Insight: Entry fees are a Quality Gate. The Revenue math matters, but the real value is often indirect - better Buyer experience leads to lower Churn and higher Lifetime Value on the Demand side.

Key Takeaways

  • An entry fee is any nonrefundable payment required to participate in a competitive process - it hits your P&L whether you win or lose, which makes it fundamentally different from a bid you only pay if you win.

  • Two mechanisms can allocate the same item to the same winner and still produce wildly different Revenue, because entry fees extract value from losers and non-winners that standard auctions leave on the table.

  • When deciding whether to pay an entry fee, compare the Expected Value of entering against your Outside Option - not against zero. When designing one, model how many participants you'll lose and whether the quality filter justifies the thinner competition.

Common Mistakes

  • Treating entry fees as sunk costs too early. Before you pay, the fee is absolutely relevant to your decision. After you pay, it's sunk and should not affect your bid strategy. Many operators confuse these two phases - they either ignore the fee when deciding to enter (overpaying for low-probability deals) or let it inflate their bids after entering ('I already paid $15K, I need to win this').

  • Setting entry fees without modeling the participation response. If you charge a $1,000 entry fee and half your bidders leave, you've collected $1,000 from fewer people and reduced competitive pressure on the remaining bids. The math can easily go negative. Always model the elasticity - how many bidders drop out at each fee level - before setting the number.

Practice

medium

You're bidding on three contracts this quarter. Each requires a $10,000 nonrefundable entry fee. Contract A: $80K profit if you win, 30% win probability. Contract B: $200K profit if you win, 10% win probability. Contract C: $40K profit if you win, 50% win probability. Your Budget for entry fees this quarter is $20,000. Which contracts do you enter?
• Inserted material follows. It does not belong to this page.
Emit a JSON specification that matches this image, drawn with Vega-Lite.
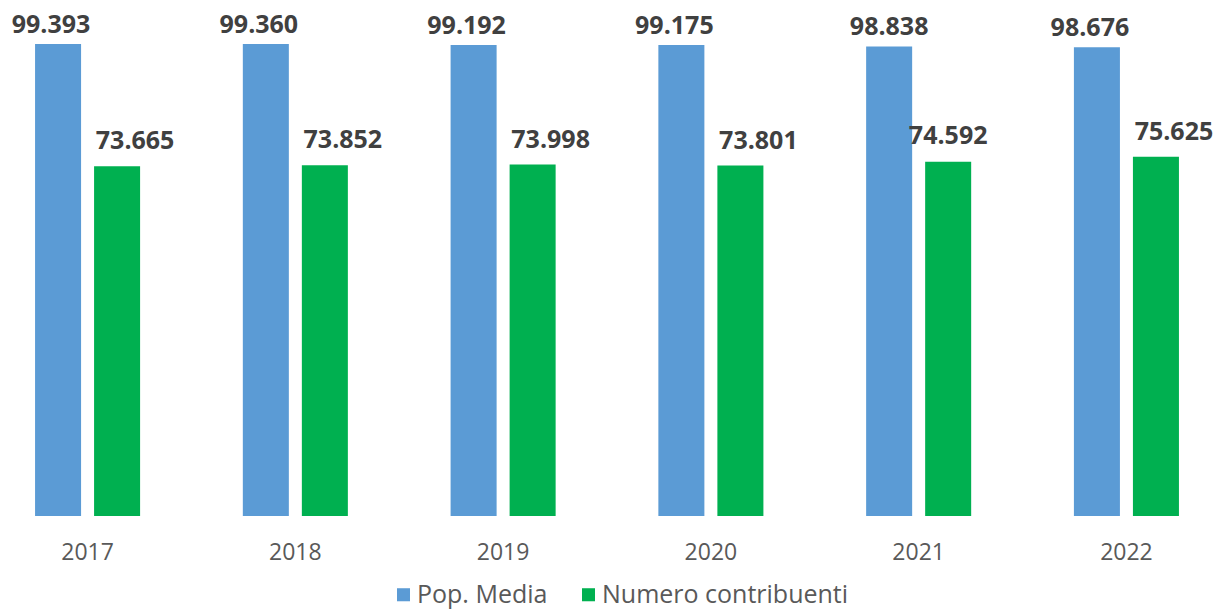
{
  "$schema": "https://vega.github.io/schema/vega-lite/v6.json",
  "width": 1214,
  "height": 516,
  "autosize": {"type": "none"},
  "padding": {"top": 0, "left": 0, "right": 0, "bottom": 95},
  "background": "white",
  "config": {
    "view": {"stroke": null},
    "locale": {"number": {"decimal": ",", "thousands": ".", "grouping": [3], "currency": ["€", ""]}},
    "font": "Open Sans"
  },
  "data": {
    "values": [
      {"year": "2017", "series": "Pop. Media", "value": 99393},
      {"year": "2017", "series": "Numero contribuenti", "value": 73665},
      {"year": "2018", "series": "Pop. Media", "value": 99360},
      {"year": "2018", "series": "Numero contribuenti", "value": 73852},
      {"year": "2019", "series": "Pop. Media", "value": 99192},
      {"year": "2019", "series": "Numero contribuenti", "value": 73998},
      {"year": "2020", "series": "Pop. Media", "value": 99175},
      {"year": "2020", "series": "Numero contribuenti", "value": 73801},
      {"year": "2021", "series": "Pop. Media", "value": 98838},
      {"year": "2021", "series": "Numero contribuenti", "value": 74592},
      {"year": "2022", "series": "Pop. Media", "value": 98676},
      {"year": "2022", "series": "Numero contribuenti", "value": 75625}
    ]
  },
  "encoding": {
    "x": {
      "field": "year", "type": "nominal", "title": null,
      "scale": {"paddingInner": 0.157, "paddingOuter": 0},
      "axis": {"domain": false, "ticks": false, "labelAngle": 0, "labelFontSize": 23, "labelColor": "#595959", "labelPadding": 25, "labelFont": "Open Sans"}
    },
    "xOffset": {
      "field": "series", "type": "nominal",
      "scale": {"domain": ["Pop. Media", "Numero contribuenti"], "paddingInner": 0.2203, "paddingOuter": 0.594}
    },
    "y": {
      "field": "value", "type": "quantitative",
      "scale": {"domain": [0, 108650], "nice": false},
      "axis": null
    }
  },
  "layer": [
    {
      "mark": {"type": "bar"},
      "encoding": {
        "color": {
          "field": "series", "type": "nominal",
          "scale": {"domain": ["Pop. Media", "Numero contribuenti"], "range": ["#5B9BD5", "#00B050"]},
          "legend": {
            "title": null, "orient": "none", "legendX": 391, "legendY": 582, "direction": "horizontal",
            "symbolType": "square", "symbolSize": 170, "symbolStrokeWidth": 0, "symbolOffset": 0,
            "labelFontSize": 25, "labelColor": "#595959", "labelFont": "Open Sans",
            "columnPadding": 28, "labelOffset": 1, "labelLimit": 400
          }
        }
      }
    },
    {
      "transform": [{"filter": "datum.series === 'Pop. Media' && datum.year !== '2021'"}],
      "mark": {"type": "text", "baseline": "alphabetic", "dy": -11, "dx": -7, "fontSize": 25, "fontWeight": "bold", "color": "#404040"},
      "encoding": {"text": {"field": "value", "type": "quantitative", "format": ",d"}}
    },
    {
      "transform": [{"filter": "datum.series === 'Pop. Media' && datum.year === '2021'"}],
      "mark": {"type": "text", "baseline": "alphabetic", "dy": -12, "dx": 0, "fontSize": 25, "fontWeight": "bold", "color": "#404040"},
      "encoding": {"text": {"field": "value", "type": "quantitative", "format": ",d"}}
    },
    {
      "transform": [{"filter": "datum.series === 'Numero contribuenti' && datum.year !== '2021'"}],
      "mark": {"type": "text", "baseline": "alphabetic", "dy": -17, "dx": 18, "fontSize": 25, "fontWeight": "bold", "color": "#404040"},
      "encoding": {"text": {"field": "value", "type": "quantitative", "format": ",d"}}
    },
    {
      "transform": [{"filter": "datum.series === 'Numero contribuenti' && datum.year === '2021'"}],
      "mark": {"type": "text", "baseline": "alphabetic", "dy": -18, "dx": 0, "fontSize": 25, "fontWeight": "bold", "color": "#404040"},
      "encoding": {"text": {"field": "value", "type": "quantitative", "format": ",d"}}
    }
  ]
}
Hint: Calculate Expected Value net of the entry fee for each, then pick the combination that fits within your $20K budget and maximizes total Expected Value.

Show solution

Contract A: EV = (0.30 x $80,000) - $10,000 = $24,000 - $10,000 = $14,000

Contract B: EV = (0.10 x $200,000) - $10,000 = $20,000 - $10,000 = $10,000

Contract C: EV = (0.50 x $40,000) - $10,000 = $20,000 - $10,000 = $10,000

All three are positive EV, but you can only afford two. Contract A ($14K EV) is the clear first pick. Contracts B and C are tied at $10K EV. A tiebreaker: Contract C has a 50% win rate versus B's 10%. If you're risk-averse or need a win for morale or pipeline credibility, pick C. If you're risk-neutral and only optimizing for expected dollars, flip a coin. Best answer for most operators: A + C (combined EV = $24,000, higher probability of at least one win).

hard

You operate a freelancer marketplace. Currently free to join, 2,000 freelancers listed, 400 active Buyers. Buyer complaints about quality are driving Churn - you're losing 8 Buyers/month. You model that a $200/year entry fee would reduce freelancers to 600 (the active, high-quality ones) and cut Buyer Churn to 3/month. Your average Buyer Lifetime Value is $2,400. Should you implement the fee?

Hint: Compare the entry fee Revenue plus the Churn reduction value against any lost marketplace Commissions from the departing 1,400 freelancers. Think about this over a 12-month Time Horizon.

Show solution

Entry fee Revenue: 600 freelancers x $200 = $120,000/year

Churn reduction value: You save 5 Buyers/month x 12 months = 60 retained Buyers. At $2,400 Lifetime Value each, that's 60 x $2,400 = $144,000 in preserved value. (Discount this if you want precision - at a 10% Discount Rate the present value is slightly lower, but directionally the same.)

Lost Commissions: Need to estimate. If the 1,400 departing freelancers generated 10% of total transactions and your take rate is 15% on $1M GMV, you lose about 0.10 x 0.15 x $1,000,000 = $15,000/year.

Net impact: +$120,000 (fees) + $144,000 (retained Buyer value) - $15,000 (lost Commissions) = +$249,000/year. Yes, implement the fee. The Churn reduction alone nearly justifies it - the entry fee Revenue is a bonus.

Connections

Entry fees extend what you learned about auctions and bids by revealing that allocation rules don't tell the whole Revenue story - two auctions with identical winners can have different P&L outcomes depending on whether they charge for participation. This connects directly to reserve price (both are tools the auctioneer uses to extract more surplus) and to Bid Shading (bidders adjust their bid strategy based on total cost of participation, including entry fees). Downstream, entry fees are a practical application of Outside Option thinking - every time you evaluate whether to pay one, you're comparing the competitive process against your next-best alternative. For Operators designing their own mechanisms - marketplace listing fees, vendor qualification programs, premium access tiers - entry fees sit at the intersection of Pricing, Quality Gates, and Demand-side experience, making them one of the most versatile levers on your P&L.

Disclaimer: This content is for educational and informational purposes only and does not constitute financial, investment, tax, or legal advice. It is not a recommendation to buy, sell, or hold any security or financial product. You should consult a qualified financial advisor, tax professional, or attorney before making financial decisions. Past performance is not indicative of future results. The author is not a registered investment advisor, broker-dealer, or financial planner.